> **RECORDED INFORMATION**:
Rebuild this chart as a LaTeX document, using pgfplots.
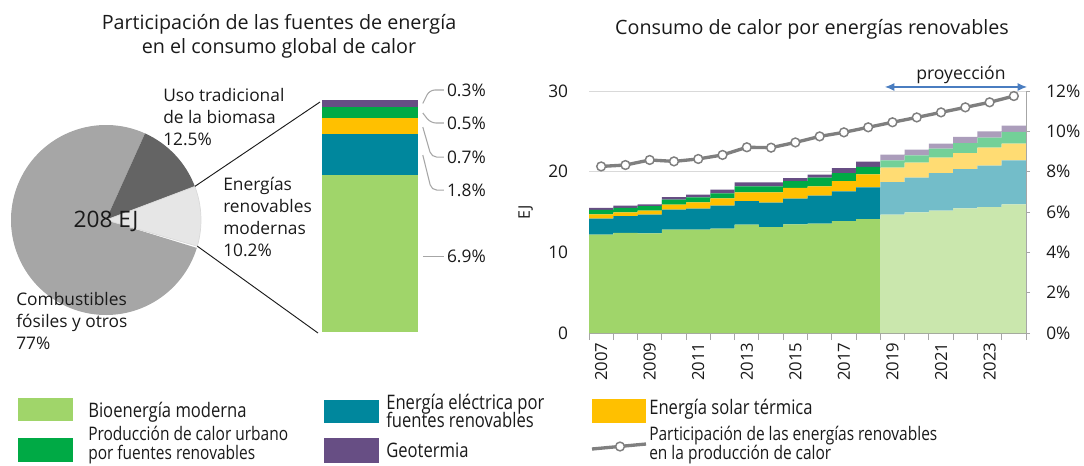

--

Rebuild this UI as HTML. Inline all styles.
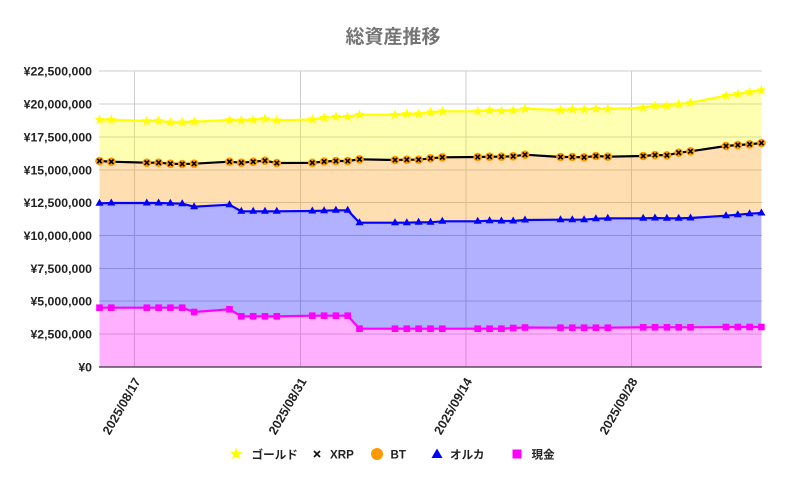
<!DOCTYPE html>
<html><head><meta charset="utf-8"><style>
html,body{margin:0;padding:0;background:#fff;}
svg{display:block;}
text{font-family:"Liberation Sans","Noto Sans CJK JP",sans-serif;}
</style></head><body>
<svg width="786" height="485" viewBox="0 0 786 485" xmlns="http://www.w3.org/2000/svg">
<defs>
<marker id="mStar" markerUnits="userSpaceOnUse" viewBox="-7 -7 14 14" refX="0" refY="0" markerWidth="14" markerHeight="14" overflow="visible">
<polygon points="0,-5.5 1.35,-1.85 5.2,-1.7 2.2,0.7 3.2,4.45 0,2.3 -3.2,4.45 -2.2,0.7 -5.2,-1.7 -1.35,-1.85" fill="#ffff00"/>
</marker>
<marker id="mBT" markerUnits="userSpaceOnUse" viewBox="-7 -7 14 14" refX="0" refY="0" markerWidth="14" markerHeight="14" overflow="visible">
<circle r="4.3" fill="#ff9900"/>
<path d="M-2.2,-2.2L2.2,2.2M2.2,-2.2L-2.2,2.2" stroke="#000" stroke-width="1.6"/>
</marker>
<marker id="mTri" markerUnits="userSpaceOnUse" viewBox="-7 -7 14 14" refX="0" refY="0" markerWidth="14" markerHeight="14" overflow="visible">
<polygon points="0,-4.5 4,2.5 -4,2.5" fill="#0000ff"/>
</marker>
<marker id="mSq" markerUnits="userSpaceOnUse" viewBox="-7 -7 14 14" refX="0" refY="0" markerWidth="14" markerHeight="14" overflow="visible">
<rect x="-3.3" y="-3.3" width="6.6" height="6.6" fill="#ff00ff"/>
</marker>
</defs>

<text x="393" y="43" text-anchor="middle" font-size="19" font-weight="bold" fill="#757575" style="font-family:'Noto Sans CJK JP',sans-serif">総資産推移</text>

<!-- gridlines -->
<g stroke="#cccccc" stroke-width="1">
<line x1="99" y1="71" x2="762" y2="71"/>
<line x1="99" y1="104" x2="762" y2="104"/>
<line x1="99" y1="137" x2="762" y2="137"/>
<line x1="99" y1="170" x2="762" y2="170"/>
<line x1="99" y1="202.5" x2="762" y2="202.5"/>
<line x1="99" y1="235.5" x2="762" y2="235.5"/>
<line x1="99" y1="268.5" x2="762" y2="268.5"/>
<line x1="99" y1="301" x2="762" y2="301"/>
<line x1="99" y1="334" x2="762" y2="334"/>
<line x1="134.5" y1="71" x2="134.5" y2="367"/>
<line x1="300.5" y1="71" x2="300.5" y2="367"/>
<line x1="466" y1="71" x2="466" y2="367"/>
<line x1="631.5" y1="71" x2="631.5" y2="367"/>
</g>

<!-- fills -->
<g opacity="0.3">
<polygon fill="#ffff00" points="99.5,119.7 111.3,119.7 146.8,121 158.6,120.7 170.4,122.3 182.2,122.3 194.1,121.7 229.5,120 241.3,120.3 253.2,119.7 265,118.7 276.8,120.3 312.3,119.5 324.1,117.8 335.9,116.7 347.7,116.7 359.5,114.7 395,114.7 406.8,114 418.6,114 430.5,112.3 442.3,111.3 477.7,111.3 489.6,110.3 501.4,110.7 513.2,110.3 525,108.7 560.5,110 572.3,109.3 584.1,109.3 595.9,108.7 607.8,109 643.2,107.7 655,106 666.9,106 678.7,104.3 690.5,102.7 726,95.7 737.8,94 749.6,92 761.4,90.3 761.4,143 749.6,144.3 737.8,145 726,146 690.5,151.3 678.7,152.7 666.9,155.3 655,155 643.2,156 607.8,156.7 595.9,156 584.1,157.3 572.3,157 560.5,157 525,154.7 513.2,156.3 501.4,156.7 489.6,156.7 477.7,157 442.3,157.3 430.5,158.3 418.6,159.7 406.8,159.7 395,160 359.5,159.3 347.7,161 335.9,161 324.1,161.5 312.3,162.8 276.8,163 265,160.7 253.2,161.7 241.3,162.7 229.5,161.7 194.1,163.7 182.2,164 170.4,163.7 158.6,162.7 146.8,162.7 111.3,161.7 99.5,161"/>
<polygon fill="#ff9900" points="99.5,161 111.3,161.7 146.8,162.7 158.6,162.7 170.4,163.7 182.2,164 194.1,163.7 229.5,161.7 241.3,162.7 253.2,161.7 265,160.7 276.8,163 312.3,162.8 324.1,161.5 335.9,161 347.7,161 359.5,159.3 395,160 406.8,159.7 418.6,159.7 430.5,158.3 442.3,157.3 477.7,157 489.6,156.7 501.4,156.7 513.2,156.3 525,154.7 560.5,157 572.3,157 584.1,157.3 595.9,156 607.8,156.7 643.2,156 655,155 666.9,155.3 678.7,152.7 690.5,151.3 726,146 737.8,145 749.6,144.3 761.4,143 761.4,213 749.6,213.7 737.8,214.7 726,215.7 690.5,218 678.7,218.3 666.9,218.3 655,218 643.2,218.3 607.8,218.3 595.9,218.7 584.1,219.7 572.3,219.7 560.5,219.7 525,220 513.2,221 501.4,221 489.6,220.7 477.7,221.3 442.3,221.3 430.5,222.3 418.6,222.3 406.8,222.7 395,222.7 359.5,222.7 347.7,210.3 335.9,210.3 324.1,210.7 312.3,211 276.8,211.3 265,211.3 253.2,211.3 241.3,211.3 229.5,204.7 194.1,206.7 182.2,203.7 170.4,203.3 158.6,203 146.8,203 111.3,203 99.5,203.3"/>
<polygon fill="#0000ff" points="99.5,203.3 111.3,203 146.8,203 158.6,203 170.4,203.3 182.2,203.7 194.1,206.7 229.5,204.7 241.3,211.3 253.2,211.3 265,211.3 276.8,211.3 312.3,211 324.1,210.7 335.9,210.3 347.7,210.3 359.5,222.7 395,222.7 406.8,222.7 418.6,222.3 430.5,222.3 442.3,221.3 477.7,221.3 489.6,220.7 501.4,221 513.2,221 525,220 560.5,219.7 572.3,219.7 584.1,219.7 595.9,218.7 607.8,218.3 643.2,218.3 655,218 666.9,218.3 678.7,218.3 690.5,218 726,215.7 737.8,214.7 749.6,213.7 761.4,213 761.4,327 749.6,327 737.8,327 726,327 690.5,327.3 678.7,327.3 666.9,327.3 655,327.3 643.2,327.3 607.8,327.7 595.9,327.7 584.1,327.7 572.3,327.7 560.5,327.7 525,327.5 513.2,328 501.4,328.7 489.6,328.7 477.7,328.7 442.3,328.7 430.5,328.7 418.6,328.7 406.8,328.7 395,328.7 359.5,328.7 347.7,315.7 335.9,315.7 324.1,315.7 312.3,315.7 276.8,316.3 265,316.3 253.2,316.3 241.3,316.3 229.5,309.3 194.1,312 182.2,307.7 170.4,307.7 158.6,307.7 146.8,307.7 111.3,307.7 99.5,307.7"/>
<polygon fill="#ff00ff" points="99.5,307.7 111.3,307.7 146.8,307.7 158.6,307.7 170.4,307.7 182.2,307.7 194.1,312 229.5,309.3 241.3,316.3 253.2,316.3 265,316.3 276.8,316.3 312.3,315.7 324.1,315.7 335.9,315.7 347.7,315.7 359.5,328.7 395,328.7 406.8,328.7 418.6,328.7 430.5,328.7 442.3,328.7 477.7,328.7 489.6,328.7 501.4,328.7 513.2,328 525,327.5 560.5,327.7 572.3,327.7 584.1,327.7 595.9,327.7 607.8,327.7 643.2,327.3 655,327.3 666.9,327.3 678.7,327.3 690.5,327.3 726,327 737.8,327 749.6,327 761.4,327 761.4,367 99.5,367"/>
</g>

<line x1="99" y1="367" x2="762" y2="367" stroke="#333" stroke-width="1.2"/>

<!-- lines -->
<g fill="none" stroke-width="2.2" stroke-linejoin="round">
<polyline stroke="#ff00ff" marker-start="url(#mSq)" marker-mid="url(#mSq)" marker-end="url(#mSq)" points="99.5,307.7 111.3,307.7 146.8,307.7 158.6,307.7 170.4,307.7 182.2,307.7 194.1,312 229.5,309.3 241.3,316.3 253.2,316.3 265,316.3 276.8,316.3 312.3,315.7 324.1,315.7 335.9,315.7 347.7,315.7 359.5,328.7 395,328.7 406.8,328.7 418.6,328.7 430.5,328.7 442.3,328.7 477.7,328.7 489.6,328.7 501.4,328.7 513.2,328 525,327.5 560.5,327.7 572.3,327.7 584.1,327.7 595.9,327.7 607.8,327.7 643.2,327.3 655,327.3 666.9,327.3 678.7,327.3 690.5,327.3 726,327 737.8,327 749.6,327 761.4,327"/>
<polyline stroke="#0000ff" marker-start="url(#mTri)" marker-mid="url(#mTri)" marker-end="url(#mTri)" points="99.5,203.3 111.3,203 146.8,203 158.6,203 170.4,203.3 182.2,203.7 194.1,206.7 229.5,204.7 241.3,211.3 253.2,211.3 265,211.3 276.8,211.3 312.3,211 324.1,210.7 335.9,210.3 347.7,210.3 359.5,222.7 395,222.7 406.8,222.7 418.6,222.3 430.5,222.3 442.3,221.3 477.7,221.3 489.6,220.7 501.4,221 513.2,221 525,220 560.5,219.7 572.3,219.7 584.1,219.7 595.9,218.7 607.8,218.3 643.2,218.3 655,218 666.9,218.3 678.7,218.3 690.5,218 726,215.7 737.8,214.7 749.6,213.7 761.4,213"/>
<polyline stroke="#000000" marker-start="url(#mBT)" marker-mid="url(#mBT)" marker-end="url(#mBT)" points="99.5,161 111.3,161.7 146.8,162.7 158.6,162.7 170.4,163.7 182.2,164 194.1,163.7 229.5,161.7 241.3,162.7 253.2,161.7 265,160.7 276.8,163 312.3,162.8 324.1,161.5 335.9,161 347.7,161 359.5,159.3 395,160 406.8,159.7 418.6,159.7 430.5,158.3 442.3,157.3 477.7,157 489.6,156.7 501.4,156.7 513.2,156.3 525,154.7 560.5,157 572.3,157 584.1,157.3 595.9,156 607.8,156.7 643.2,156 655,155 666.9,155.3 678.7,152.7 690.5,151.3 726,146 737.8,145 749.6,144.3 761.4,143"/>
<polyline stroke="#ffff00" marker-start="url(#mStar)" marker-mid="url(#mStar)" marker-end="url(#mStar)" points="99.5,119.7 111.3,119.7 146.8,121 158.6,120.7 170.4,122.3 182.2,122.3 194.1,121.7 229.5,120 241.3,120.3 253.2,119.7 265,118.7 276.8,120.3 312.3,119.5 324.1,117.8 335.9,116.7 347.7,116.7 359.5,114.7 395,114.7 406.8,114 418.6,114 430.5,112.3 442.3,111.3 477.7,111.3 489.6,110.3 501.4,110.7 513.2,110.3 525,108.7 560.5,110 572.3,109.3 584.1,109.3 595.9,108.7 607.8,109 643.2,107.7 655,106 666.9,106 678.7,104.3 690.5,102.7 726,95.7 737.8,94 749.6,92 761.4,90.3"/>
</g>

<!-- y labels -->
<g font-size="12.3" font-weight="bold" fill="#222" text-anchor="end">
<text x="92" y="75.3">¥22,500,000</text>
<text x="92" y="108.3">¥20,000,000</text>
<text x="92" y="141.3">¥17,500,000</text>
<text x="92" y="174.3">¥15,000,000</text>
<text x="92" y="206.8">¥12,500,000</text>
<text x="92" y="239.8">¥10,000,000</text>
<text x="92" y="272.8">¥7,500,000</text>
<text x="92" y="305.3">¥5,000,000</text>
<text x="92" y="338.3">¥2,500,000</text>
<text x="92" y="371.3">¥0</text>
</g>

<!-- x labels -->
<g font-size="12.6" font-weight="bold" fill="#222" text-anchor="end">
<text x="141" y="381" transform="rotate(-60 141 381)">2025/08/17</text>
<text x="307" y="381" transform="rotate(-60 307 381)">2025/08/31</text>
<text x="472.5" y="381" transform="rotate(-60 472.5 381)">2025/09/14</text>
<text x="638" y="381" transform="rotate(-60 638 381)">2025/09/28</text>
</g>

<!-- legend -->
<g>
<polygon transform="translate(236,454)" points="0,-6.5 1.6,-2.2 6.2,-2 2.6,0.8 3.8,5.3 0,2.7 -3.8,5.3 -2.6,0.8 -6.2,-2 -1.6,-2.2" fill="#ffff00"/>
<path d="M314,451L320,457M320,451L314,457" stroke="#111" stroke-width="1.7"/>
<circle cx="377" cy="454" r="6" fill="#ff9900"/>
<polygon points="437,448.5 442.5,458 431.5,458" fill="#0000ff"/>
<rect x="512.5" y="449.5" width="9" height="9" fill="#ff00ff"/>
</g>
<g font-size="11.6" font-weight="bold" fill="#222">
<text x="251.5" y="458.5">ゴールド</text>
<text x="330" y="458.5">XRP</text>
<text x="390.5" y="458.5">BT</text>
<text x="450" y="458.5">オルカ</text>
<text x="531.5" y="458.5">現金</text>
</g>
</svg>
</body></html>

---

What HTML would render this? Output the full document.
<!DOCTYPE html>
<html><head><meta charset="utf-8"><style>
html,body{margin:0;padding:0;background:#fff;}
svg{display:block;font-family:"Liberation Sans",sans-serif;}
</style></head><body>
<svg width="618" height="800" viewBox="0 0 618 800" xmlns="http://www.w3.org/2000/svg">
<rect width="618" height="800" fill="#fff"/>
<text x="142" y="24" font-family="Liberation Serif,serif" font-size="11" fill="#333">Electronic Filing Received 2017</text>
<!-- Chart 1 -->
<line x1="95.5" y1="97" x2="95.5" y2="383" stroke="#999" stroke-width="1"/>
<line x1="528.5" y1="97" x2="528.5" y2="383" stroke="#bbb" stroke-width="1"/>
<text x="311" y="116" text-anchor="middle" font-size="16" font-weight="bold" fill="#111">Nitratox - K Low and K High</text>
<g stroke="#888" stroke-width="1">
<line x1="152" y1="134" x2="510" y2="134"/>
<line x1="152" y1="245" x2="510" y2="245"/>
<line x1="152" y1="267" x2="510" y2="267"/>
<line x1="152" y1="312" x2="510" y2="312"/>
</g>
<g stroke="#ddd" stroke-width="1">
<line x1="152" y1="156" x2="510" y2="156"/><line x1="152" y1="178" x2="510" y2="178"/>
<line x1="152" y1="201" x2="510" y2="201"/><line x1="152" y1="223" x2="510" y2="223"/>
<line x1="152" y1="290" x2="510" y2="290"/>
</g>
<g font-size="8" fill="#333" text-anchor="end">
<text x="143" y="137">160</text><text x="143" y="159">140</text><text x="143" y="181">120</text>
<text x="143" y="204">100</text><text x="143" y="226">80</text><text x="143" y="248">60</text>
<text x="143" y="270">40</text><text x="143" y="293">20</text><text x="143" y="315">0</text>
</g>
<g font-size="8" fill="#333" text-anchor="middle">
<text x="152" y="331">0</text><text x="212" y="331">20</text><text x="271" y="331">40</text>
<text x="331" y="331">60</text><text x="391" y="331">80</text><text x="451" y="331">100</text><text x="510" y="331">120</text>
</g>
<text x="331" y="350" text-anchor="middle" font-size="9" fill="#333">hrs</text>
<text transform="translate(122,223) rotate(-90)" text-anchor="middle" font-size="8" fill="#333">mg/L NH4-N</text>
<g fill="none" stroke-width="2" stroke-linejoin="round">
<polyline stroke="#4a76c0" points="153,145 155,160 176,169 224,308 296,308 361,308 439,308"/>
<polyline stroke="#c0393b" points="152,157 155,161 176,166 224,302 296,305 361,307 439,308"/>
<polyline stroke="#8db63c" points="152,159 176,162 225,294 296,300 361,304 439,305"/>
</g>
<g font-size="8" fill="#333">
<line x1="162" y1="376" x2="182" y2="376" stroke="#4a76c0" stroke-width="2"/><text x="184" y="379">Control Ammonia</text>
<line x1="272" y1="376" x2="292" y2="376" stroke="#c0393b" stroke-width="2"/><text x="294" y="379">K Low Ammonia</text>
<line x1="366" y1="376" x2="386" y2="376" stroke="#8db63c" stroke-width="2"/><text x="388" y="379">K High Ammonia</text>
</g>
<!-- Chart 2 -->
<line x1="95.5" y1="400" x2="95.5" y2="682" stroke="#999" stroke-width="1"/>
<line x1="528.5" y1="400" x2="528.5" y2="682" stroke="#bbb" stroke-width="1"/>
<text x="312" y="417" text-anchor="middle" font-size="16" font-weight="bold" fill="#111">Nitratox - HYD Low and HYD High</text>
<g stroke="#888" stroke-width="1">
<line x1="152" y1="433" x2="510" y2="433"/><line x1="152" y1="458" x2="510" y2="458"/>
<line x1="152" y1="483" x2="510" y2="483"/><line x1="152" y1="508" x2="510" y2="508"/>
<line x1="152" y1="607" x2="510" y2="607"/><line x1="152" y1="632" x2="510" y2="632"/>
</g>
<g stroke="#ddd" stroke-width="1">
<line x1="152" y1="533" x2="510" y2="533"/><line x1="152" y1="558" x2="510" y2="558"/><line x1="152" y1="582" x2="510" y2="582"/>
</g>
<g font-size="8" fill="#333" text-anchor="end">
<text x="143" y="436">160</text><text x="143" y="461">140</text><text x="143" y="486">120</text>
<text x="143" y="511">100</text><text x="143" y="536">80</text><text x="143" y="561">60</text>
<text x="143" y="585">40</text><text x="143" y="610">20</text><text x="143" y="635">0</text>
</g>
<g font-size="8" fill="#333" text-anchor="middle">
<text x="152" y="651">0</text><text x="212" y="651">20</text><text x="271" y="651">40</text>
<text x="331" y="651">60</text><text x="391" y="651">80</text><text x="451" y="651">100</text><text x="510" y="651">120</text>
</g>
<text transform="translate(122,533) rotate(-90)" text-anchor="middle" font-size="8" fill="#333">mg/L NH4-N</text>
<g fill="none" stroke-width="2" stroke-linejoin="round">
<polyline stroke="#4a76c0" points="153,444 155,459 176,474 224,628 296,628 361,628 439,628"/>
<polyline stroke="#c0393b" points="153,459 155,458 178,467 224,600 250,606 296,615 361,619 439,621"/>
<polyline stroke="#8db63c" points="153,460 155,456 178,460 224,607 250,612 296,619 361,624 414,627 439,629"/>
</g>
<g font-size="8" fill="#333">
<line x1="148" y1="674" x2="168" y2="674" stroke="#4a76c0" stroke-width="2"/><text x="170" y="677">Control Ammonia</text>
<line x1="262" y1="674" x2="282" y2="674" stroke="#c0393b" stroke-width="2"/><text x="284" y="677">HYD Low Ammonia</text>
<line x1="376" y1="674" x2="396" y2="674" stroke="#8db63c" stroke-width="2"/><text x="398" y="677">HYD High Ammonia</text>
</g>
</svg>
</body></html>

> **WHAT TO PRODUCE**: State how many lines of the listing above include the word "document". Give nothing but the number.

> **TASK ANSWER**: 2